Book Review: “Mischling”

"Mischling" cover

 

Few authors would have the nerve to spin an uplifting fable out of the true story of two twelve-year-old girls who were tortured and maimed at Auschwitz. But Affinity Konar ’08SOA went there. And the result is at once marvelous and strange.

The novel opens with identical twins Pearl and Stasha arriving at the concentration camp, where they are selected and inspected by infamous Nazi doctor Josef Mengele. “He drew us out, made us turn for him, and had us stand back to back so he could appreciate the exactitudes of us,” says Stasha.

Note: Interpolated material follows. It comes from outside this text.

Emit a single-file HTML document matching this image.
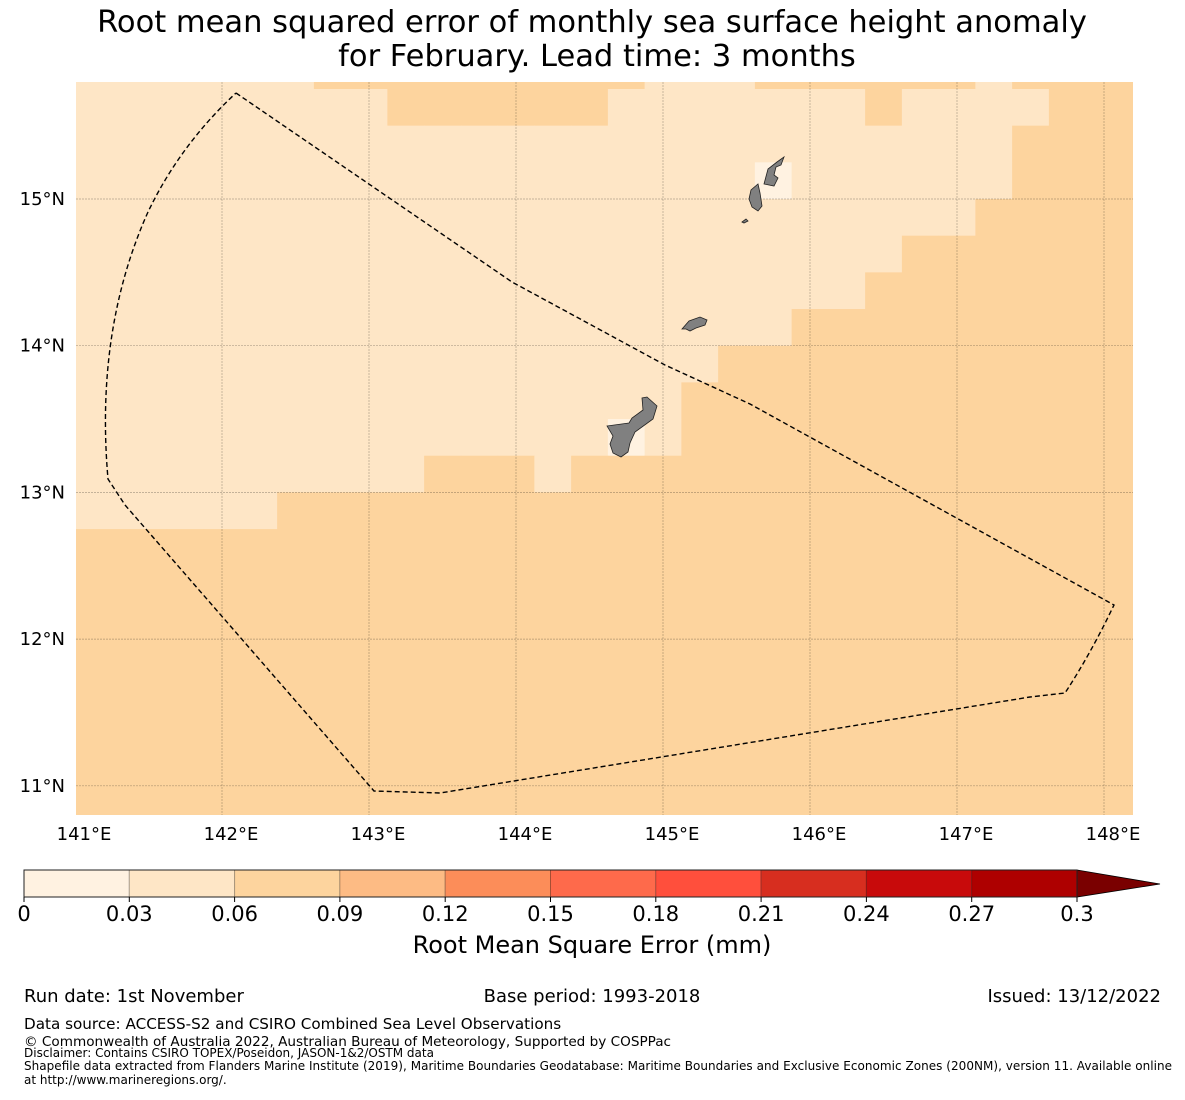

With their blond hair, the girls are at first mistaken for mischlinge, the word the Nazis used to describe people of mixed Aryan and Jewish descent, but what ultimately saves them from the gas chamber is the fact that Mengele prizes multiples. He collects twins and triplets in a human “zoo” and subjects them to sadistic experiments in the name of his genetic research. One twin might be injected with a disease, or have a limb or organ removed, while the other serves as the control.

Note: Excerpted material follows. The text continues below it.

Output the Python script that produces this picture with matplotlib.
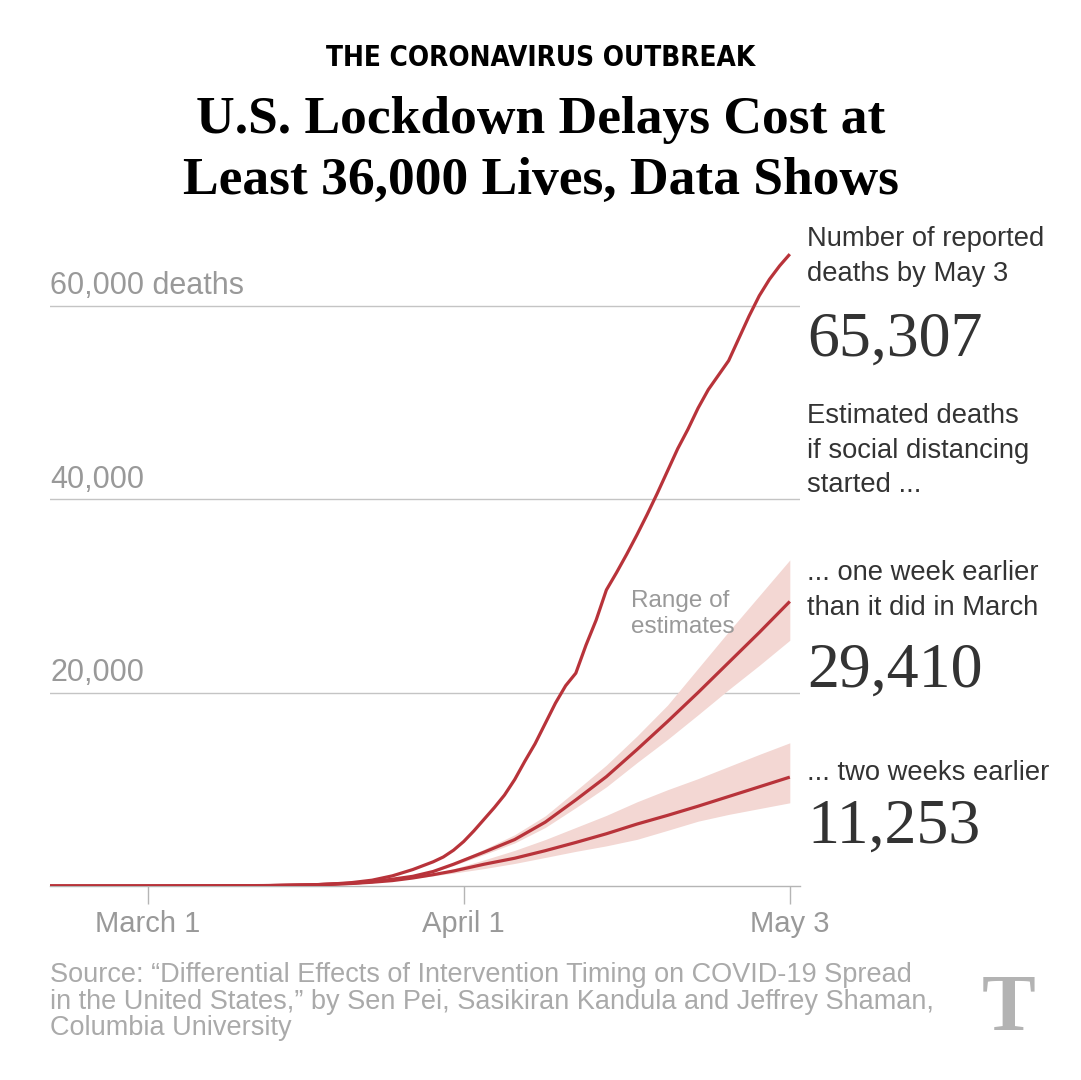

Stasha and Pearl resist Mengele’s attempts to separate them. They have a tight bond, are deeply intuitive, and resolve to operate as one. Pearl quickly makes a plan to divide up the responsibilities of life between them: “Stasha would take the funny, the future, the bad. I would take the sad, the past, the good.”

In Auschwitz, the girls’ ability to comfort and sustain each other helps build their resilience. But this bond, while a source of strength, is also their greatest vulnerability. They live in fear of being separated. And when the girls are forced apart and experiments eviscerate them — literally — their will to live is sorely tested.

Mischling is a tough read, and some chapters may actually provoke nausea. The fact that its young narrators detail their suffering with such aching banality only amplifies the horror. Many reviewers have marveled at the book’s brutality, but it seems appropriate that the twins’ fortitude, love, and imagination, while inspiring, should not eclipse the nightmare of their experience.

If it takes guts to read this book, it certainly took guts to write it. Konar, who is of Polish-Jewish ancestry, has said that the story is based partly on the testimony of Auschwitz survivors Eva and Miriam Mozes, and in an interview with Publishers Weekly she admits to feeling “plagued by doubt” when she wrote it. Her caution seems prudent. Some critics have challenged other attempts to “stylize” the Holocaust (Nobel Prize–winning novelist Imre Kertész famously decried Steven Spielberg’s Schindler’s List as kitsch, asserting it took away survivors’ only real possession: their “authentic experiences”). And in 2016, the issue of “cultural appropriation” has certainly escaped the safer confines of polite academic discourse. Witness the recent social-media explosion after Lionel Shriver ’78BC, ’82SOA donned a sombrero to defend the novelist’s right to “try on other people’s hats” and said political correctness was becoming a threat to creativity.

Who has the right to speak for Miriam and Eva Mozes, for their grandparents, parents, two older sisters, cousins, aunts, uncles, and the six million others who died in the Holocaust? Should a writer feel free to exercise her imagination outside the boundaries of her own experience, even though her artistry will transform the survivors’ story? Affinity Konar may or may not speak for the hundreds of twins and triplets murdered by Josef Mengele, but one thing is certain: Mischling, which is already popular on the book-club circuit, will ensure that at least one version of their story will be heard.